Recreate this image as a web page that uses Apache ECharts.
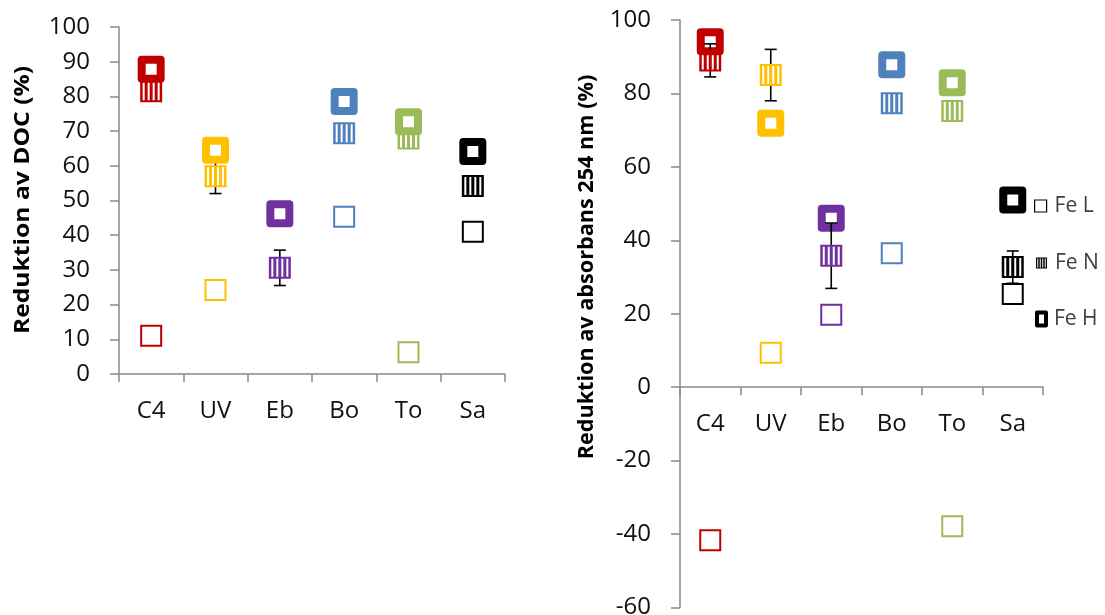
<!DOCTYPE html>
<html>
<head>
<meta charset="utf-8">
<script src="https://cdn.jsdelivr.net/npm/echarts@6/dist/echarts.min.js"></script>
<style>
  html, body { margin: 0; padding: 0; background: #fff; }
  #chart { width: 1105px; height: 615px; }
</style>
</head>
<body>
<div id="chart"></div>
<script>
// Treatment categories
const categories = ['C4', 'UV', 'Eb', 'Bo', 'To', 'Sa'];

// Reduction of DOC (%)
const docFeL = [11, 24.2, null, 45.3, 6.3, 41];
const docFeN = [81.5, 57, 30.6, 69.4, 67.9, 54.2];
const docFeH = [87.8, 64.5, 46.2, 78.5, 72.7, 64.1];
const docFeNErr = [null, 5, 5.1, null, null, null];

// Reduction of absorbance at 254 nm (%)
const absFeL = [-41.7, 9.4, 19.7, 36.5, -37.9, 25.4];
const absFeN = [89, 85, 35.8, 77.3, 75.2, 32.7];
const absFeH = [94.1, 71.9, 46, 87.8, 82.9, 51];
const absFeNErr = [4.5, 7, 8.9, null, null, 4.4];

// Axis tick values
const docTicks = { min: 0, max: 100, interval: 10 };
const absTicks = { min: -60, max: 100, interval: 20 };

// One colour per treatment
const catColors = ['#C00000', '#FFC000', '#7030A0', '#4F81BD', '#9BBB59', '#000000'];

// Square with vertical stripes (stripes are holes via opposite winding)
const stripedPath = 'path://M0,0L22,0L22,22L0,22Z' +
  'M2.5,2L2.5,20L4.5,20L4.5,2Z' +
  'M7.5,2L7.5,20L9.5,20L9.5,2Z' +
  'M12.5,2L12.5,20L14.5,20L14.5,2Z' +
  'M17.5,2L17.5,20L19.5,20L19.5,2Z';

const FONT = '"Open Sans", "Noto Sans", sans-serif';
const AXIS_GRAY = '#898989';

// plot areas
const docGrid = { left: 119, top: 27, width: 386, height: 347 };
const absGrid = { left: 680, top: 20, width: 363, height: 587.5 };

function pointsL(vals) {
  return categories.map((c, i) => vals[i] == null ? null : {
    value: [i, vals[i]],
    itemStyle: { color: '#fff', borderColor: catColors[i], borderWidth: 2, opacity: 1 }
  }).filter(Boolean);
}
function pointsN(vals) {
  return categories.map((c, i) => vals[i] == null ? null : {
    value: [i, vals[i]],
    itemStyle: { color: catColors[i], opacity: 1 }
  }).filter(Boolean);
}
function pointsH(vals) {
  return categories.map((c, i) => vals[i] == null ? null : {
    value: [i, vals[i]],
    itemStyle: { color: '#fff', borderColor: catColors[i], borderWidth: 8, borderJoin: 'round', opacity: 1 }
  }).filter(Boolean);
}
function errRanges(vals, errs) {
  return categories.map((c, i) => errs[i] == null ? null : [i, vals[i] - errs[i], vals[i] + errs[i]])
    .filter(Boolean);
}

function renderErr(params, api) {
  const x = api.value(0);
  const top = api.coord([x, api.value(2)]);
  const bot = api.coord([x, api.value(1)]);
  const hw = 6;
  const st = { stroke: '#000', lineWidth: 1.6 };
  return {
    type: 'group',
    children: [
      { type: 'line', shape: { x1: top[0], y1: top[1], x2: bot[0], y2: bot[1] }, style: st },
      { type: 'line', shape: { x1: top[0] - hw, y1: top[1], x2: top[0] + hw, y2: top[1] }, style: st },
      { type: 'line', shape: { x1: bot[0] - hw, y1: bot[1], x2: bot[0] + hw, y2: bot[1] }, style: st }
    ]
  };
}

// category axis; offset lifts it to the zero line when the value range dips below zero
function xAxis(gridIndex, grid, t) {
  const zeroOffset = t.min < 0 ? -grid.height * (-t.min) / (t.max - t.min) : 0;
  return {
    type: 'category', gridIndex, data: categories, boundaryGap: true, position: 'bottom',
    offset: zeroOffset,
    axisLine: { onZero: false, lineStyle: { color: AXIS_GRAY, width: 1.5 } },
    axisTick: { show: true, length: 8, lineStyle: { color: AXIS_GRAY, width: 1.5 } },
    axisLabel: { color: '#111', fontFamily: FONT, fontSize: 24, margin: 25 },
    splitLine: { show: false }
  };
}
function yAxis(gridIndex, t) {
  return {
    type: 'value', gridIndex, min: t.min, max: t.max, interval: t.interval,
    axisLine: { show: true, lineStyle: { color: AXIS_GRAY, width: 1.5 } },
    axisTick: { show: true, length: 9, lineStyle: { color: AXIS_GRAY, width: 1.5 } },
    axisLabel: { color: '#111', fontFamily: FONT, fontSize: 24, margin: 29 },
    splitLine: { show: false }
  };
}

const chart = echarts.init(document.getElementById('chart'), null, { renderer: 'canvas' });

const legendText = { color: '#404040', fontFamily: FONT, fontSize: 21, lineHeight: 22, padding: [0, 0, 0, 3] };

chart.setOption({
  backgroundColor: '#fff',
  animation: false,
  grid: [
    Object.assign({ outerBoundsMode: 'none', containLabel: false }, docGrid),
    Object.assign({ outerBoundsMode: 'none', containLabel: false }, absGrid)
  ],
  xAxis: [xAxis(0, docGrid, docTicks), xAxis(1, absGrid, absTicks)],
  yAxis: [yAxis(0, docTicks), yAxis(1, absTicks)],
  legend: [
    {
      left: 1029, top: 190, itemWidth: 12, itemHeight: 12, selectedMode: false,
      textStyle: legendText,
      data: [{ name: 'Fe L', icon: 'rect', itemStyle: { color: '#fff', borderColor: '#000', borderWidth: 1.2 } }]
    },
    {
      left: 1031, top: 247, itemWidth: 11, itemHeight: 13, selectedMode: false,
      textStyle: legendText,
      data: [{ name: 'Fe N', icon: stripedPath, itemStyle: { color: '#000' } }]
    },
    {
      left: 1030, top: 303, itemWidth: 9, itemHeight: 13, selectedMode: false,
      textStyle: legendText,
      data: [{ name: 'Fe H', icon: 'rect', itemStyle: { color: '#fff', borderColor: '#000', borderWidth: 4, borderJoin: 'round' } }]
    }
  ],
  graphic: [
    {
      type: 'text', x: 23, y: 200, rotation: Math.PI / 2, scaleX: 1.12,
      style: { text: 'Reduktion av DOC (%)', font: 'bold 22px ' + FONT, fill: '#000', align: 'center', verticalAlign: 'middle' }
    },
    {
      type: 'text', x: 587, y: 267, rotation: Math.PI / 2, scaleX: 1.03,
      style: { text: 'Reduktion av absorbans 254 nm (%)', font: 'bold 21px ' + FONT, fill: '#000', align: 'center', verticalAlign: 'middle' }
    }
  ],
  series: [
    // DOC panel: open squares, error bars, striped, then thick squares on top
    { name: 'Fe L', type: 'scatter', xAxisIndex: 0, yAxisIndex: 0, symbol: 'rect', symbolSize: 20, z: 2,
      itemStyle: { color: '#fff', borderColor: '#000', borderWidth: 2, opacity: 1 }, data: pointsL(docFeL) },
    { name: 'Fe N err', type: 'custom', xAxisIndex: 0, yAxisIndex: 0, z: 3,
      renderItem: renderErr, data: errRanges(docFeN, docFeNErr) },
    { name: 'Fe N', type: 'scatter', xAxisIndex: 0, yAxisIndex: 0, symbol: stripedPath, symbolSize: 22, z: 4,
      itemStyle: { color: '#000', opacity: 1 }, data: pointsN(docFeN) },
    { name: 'Fe H', type: 'scatter', xAxisIndex: 0, yAxisIndex: 0, symbol: 'rect', symbolSize: 19, z: 5,
      itemStyle: { color: '#fff', borderColor: '#000', borderWidth: 8, opacity: 1 }, data: pointsH(docFeH) },

    // Absorbance panel
    { name: 'Fe L', type: 'scatter', xAxisIndex: 1, yAxisIndex: 1, symbol: 'rect', symbolSize: 20, z: 2,
      itemStyle: { color: '#fff', borderColor: '#000', borderWidth: 2, opacity: 1 }, data: pointsL(absFeL) },
    { name: 'Fe H', type: 'scatter', xAxisIndex: 1, yAxisIndex: 1, symbol: 'rect', symbolSize: 19, z: 3,
      itemStyle: { color: '#fff', borderColor: '#000', borderWidth: 8, opacity: 1 }, data: pointsH(absFeH) },
    { name: 'Fe N err', type: 'custom', xAxisIndex: 1, yAxisIndex: 1, z: 4,
      renderItem: renderErr, data: errRanges(absFeN, absFeNErr) },
    { name: 'Fe N', type: 'scatter', xAxisIndex: 1, yAxisIndex: 1, symbol: stripedPath, symbolSize: 22, z: 5,
      itemStyle: { color: '#000', opacity: 1 }, data: pointsN(absFeN) }
  ]
});
</script>
</body>
</html>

================

Return, unchanged, the lines from the first line of the material through the line that holds "const categories = ['C4', 'UV', 'Eb', 'Bo', 'To', 'Sa'];", inclusive, omitting pictures.

Recreate this image as a web page that uses Apache ECharts.
<!DOCTYPE html>
<html>
<head>
<meta charset="utf-8">
<script src="https://cdn.jsdelivr.net/npm/echarts@6/dist/echarts.min.js"></script>
<style>
  html, body { margin: 0; padding: 0; background: #fff; }
  #chart { width: 1105px; height: 615px; }
</style>
</head>
<body>
<div id="chart"></div>
<script>
// Treatment categories
const categories = ['C4', 'UV', 'Eb', 'Bo', 'To', 'Sa'];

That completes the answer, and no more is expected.